One of the side effects of my speaking and workshops is that at the end of the talk, I give out my email address. For some strange reason, people attending believe that this gives them permission to subscribe me to their email list. End result: I get a lot of email newsletters from people that I have no idea who they are and no interest in their product or service.
Perhaps out of sheer morbid curiosity (or that these people could be potential clients), I let the emails continue. Drip, drip, drip. I could easily unsubscribe, but I wait to see if the company decides to actually do something interesting. Usually they don’t. And they don’t for a very long time.
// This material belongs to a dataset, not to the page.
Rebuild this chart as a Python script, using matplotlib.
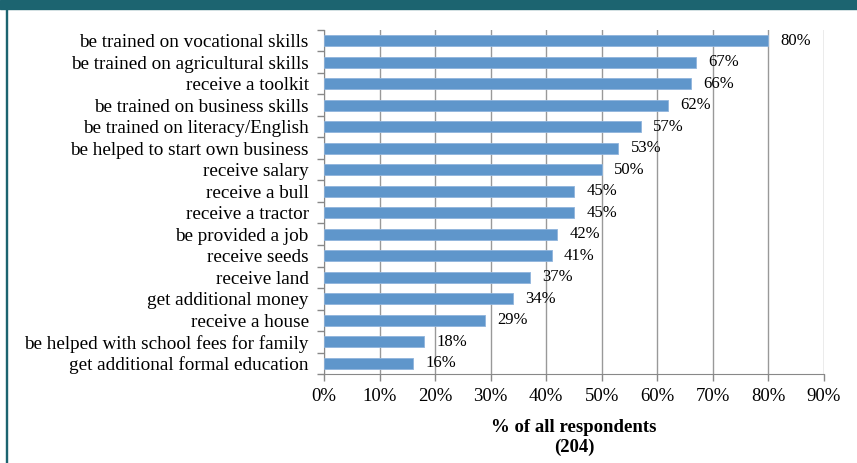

Week after week, the same tired, boring content. Over and over and over again. What a waste of pixels. Even worse are the newsletters that pack so much content into the message or provide no mechanism to respond to the content. Seriously, I just don’t get it. Once, just once, read your own email as someone who doesn’t care about you yet.
Here is the problem: someone somewhere convinced you that the person with the biggest email database wins. You fall into that trap rather than doing something worthy of attention.
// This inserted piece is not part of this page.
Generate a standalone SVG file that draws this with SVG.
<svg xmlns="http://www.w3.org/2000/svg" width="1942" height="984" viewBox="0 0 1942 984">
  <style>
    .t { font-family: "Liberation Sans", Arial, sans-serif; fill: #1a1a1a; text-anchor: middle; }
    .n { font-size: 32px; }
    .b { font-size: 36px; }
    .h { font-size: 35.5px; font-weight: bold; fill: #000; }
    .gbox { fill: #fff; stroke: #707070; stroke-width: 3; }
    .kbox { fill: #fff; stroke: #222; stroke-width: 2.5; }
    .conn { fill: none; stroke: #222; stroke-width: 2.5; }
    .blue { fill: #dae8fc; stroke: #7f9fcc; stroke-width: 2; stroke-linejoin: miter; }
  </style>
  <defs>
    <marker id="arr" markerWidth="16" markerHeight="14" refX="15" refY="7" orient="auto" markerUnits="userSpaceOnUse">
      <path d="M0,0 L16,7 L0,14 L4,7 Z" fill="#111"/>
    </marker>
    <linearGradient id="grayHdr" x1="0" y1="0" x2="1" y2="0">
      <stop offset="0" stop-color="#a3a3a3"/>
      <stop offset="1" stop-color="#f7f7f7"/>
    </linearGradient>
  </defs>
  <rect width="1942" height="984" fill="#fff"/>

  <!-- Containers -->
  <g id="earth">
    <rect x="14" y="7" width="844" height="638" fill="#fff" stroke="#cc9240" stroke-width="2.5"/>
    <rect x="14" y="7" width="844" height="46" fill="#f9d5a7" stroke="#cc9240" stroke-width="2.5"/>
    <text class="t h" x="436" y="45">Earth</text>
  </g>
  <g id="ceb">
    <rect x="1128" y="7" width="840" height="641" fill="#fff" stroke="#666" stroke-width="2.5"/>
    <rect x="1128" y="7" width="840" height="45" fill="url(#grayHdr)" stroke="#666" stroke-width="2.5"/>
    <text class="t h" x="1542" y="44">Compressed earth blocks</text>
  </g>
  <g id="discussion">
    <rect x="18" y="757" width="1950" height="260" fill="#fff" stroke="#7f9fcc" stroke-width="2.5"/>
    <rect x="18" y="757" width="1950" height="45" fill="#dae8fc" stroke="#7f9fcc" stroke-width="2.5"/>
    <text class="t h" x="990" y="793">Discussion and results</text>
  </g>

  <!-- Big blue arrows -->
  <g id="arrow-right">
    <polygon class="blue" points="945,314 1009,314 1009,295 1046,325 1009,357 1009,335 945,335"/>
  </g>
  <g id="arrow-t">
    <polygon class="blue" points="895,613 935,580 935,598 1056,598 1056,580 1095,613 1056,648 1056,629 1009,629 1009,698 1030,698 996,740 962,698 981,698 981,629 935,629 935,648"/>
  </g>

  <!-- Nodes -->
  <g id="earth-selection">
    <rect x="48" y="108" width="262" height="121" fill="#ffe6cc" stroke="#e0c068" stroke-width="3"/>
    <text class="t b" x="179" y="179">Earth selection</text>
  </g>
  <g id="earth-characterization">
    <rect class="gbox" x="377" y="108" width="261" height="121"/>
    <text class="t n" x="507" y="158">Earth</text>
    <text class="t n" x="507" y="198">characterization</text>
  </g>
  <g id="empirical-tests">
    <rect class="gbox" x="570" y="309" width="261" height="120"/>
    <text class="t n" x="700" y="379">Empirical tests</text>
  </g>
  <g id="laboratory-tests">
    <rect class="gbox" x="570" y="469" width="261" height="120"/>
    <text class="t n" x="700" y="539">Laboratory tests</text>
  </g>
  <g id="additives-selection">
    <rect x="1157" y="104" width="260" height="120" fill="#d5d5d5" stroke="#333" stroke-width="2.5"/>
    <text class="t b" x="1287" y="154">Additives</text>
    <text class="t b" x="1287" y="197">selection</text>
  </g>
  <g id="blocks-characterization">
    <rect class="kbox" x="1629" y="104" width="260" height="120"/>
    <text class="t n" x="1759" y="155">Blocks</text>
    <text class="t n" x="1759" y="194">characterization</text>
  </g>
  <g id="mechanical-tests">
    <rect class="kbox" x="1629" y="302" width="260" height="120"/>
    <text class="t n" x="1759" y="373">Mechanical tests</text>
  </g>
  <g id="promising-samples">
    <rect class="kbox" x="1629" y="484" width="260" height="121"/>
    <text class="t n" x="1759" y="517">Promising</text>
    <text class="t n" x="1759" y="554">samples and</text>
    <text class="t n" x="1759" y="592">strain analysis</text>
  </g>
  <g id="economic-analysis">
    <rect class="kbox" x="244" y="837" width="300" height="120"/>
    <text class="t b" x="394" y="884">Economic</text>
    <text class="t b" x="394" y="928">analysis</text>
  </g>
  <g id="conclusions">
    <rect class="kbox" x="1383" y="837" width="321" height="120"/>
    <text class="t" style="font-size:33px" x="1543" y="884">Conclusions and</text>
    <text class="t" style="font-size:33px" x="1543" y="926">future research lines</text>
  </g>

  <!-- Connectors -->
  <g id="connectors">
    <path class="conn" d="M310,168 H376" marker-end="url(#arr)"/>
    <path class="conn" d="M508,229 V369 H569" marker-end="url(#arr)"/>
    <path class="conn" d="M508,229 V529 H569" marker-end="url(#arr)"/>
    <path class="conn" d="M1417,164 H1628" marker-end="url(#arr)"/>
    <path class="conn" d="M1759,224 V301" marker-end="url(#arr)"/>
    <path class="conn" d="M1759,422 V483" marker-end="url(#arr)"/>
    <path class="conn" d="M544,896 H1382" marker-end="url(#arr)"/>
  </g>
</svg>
Here is my suggestion: Only add someone to your email database that asks to be on the list. If this means that no one wants to subscribe, perhaps you should rethink your email marketing strategy.
Since you probably won’t trash your existing list, why not create a new list with people that asked to be there. Now change the message content for each list. To the big list of people that don’t know you, invite them in. Talk about why you are worthy of attention. To the small list of people that like you, engage with them rather than broadcast to them.
And remove the term “Email Blast” from your vocabulary. No one likes to be hit by shrapnel, even if it is digital.